What is expected
Reproduce the full listing below unchanged, apart from the pictures.
● ● ●
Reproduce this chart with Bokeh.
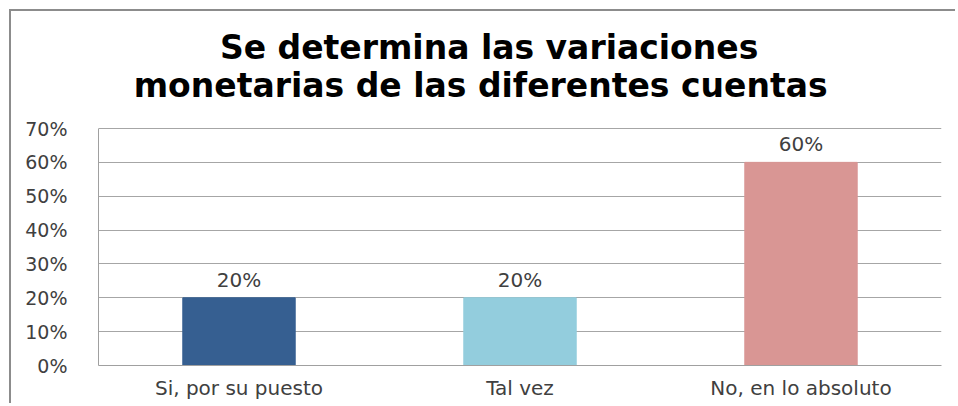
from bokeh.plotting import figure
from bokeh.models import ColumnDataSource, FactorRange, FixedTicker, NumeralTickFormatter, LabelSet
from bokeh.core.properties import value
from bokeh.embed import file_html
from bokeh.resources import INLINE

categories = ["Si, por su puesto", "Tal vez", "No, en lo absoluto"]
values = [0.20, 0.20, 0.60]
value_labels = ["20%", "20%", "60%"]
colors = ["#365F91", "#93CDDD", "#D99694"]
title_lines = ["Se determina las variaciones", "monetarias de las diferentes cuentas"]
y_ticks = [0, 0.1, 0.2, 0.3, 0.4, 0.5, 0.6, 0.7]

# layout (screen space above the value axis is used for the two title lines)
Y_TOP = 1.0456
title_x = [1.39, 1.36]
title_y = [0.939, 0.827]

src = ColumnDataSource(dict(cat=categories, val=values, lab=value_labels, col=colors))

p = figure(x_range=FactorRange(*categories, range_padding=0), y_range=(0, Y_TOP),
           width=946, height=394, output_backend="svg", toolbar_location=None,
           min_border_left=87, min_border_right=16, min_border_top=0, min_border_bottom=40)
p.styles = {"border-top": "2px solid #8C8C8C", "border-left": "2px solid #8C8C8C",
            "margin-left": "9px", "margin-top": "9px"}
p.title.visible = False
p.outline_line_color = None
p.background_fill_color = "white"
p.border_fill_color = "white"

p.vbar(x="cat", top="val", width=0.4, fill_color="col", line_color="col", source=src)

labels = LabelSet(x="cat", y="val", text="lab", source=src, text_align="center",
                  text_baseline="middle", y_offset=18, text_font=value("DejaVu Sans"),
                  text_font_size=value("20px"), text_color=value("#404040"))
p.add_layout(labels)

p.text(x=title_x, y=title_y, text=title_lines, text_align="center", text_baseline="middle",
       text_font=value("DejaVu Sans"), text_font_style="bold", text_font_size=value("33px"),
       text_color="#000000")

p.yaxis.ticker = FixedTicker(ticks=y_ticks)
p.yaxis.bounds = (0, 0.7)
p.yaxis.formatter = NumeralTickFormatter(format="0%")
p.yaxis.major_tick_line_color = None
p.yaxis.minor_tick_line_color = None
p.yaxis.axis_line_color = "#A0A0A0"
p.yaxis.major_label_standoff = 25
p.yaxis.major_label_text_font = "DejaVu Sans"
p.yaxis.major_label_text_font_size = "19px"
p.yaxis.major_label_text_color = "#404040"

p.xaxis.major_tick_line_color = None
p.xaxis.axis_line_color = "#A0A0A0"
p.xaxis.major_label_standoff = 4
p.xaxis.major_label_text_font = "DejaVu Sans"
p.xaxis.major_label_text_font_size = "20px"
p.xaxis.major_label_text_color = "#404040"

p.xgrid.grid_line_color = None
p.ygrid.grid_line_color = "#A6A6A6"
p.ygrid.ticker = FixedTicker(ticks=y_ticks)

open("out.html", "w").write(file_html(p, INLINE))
● ● ●
Exercise response
Reproduce this chart with Bokeh.
from bokeh.plotting import figure
from bokeh.models import ColumnDataSource, FactorRange, FixedTicker, NumeralTickFormatter, LabelSet
from bokeh.core.properties import value
from bokeh.embed import file_html
from bokeh.resources import INLINE

categories = ["Si, por su puesto", "Tal vez", "No, en lo absoluto"]
values = [0.20, 0.20, 0.60]
value_labels = ["20%", "20%", "60%"]
colors = ["#365F91", "#93CDDD", "#D99694"]
title_lines = ["Se determina las variaciones", "monetarias de las diferentes cuentas"]
y_ticks = [0, 0.1, 0.2, 0.3, 0.4, 0.5, 0.6, 0.7]

# layout (screen space above the value axis is used for the two title lines)
Y_TOP = 1.0456
title_x = [1.39, 1.36]
title_y = [0.939, 0.827]

src = ColumnDataSource(dict(cat=categories, val=values, lab=value_labels, col=colors))

p = figure(x_range=FactorRange(*categories, range_padding=0), y_range=(0, Y_TOP),
           width=946, height=394, output_backend="svg", toolbar_location=None,
           min_border_left=87, min_border_right=16, min_border_top=0, min_border_bottom=40)
p.styles = {"border-top": "2px solid #8C8C8C", "border-left": "2px solid #8C8C8C",
            "margin-left": "9px", "margin-top": "9px"}
p.title.visible = False
p.outline_line_color = None
p.background_fill_color = "white"
p.border_fill_color = "white"

p.vbar(x="cat", top="val", width=0.4, fill_color="col", line_color="col", source=src)

labels = LabelSet(x="cat", y="val", text="lab", source=src, text_align="center",
                  text_baseline="middle", y_offset=18, text_font=value("DejaVu Sans"),
                  text_font_size=value("20px"), text_color=value("#404040"))
p.add_layout(labels)

p.text(x=title_x, y=title_y, text=title_lines, text_align="center", text_baseline="middle",
       text_font=value("DejaVu Sans"), text_font_style="bold", text_font_size=value("33px"),
       text_color="#000000")

p.yaxis.ticker = FixedTicker(ticks=y_ticks)
p.yaxis.bounds = (0, 0.7)
p.yaxis.formatter = NumeralTickFormatter(format="0%")
p.yaxis.major_tick_line_color = None
p.yaxis.minor_tick_line_color = None
p.yaxis.axis_line_color = "#A0A0A0"
p.yaxis.major_label_standoff = 25
p.yaxis.major_label_text_font = "DejaVu Sans"
p.yaxis.major_label_text_font_size = "19px"
p.yaxis.major_label_text_color = "#404040"

p.xaxis.major_tick_line_color = None
p.xaxis.axis_line_color = "#A0A0A0"
p.xaxis.major_label_standoff = 4
p.xaxis.major_label_text_font = "DejaVu Sans"
p.xaxis.major_label_text_font_size = "20px"
p.xaxis.major_label_text_color = "#404040"

p.xgrid.grid_line_color = None
p.ygrid.grid_line_color = "#A6A6A6"
p.ygrid.ticker = FixedTicker(ticks=y_ticks)

open("out.html", "w").write(file_html(p, INLINE))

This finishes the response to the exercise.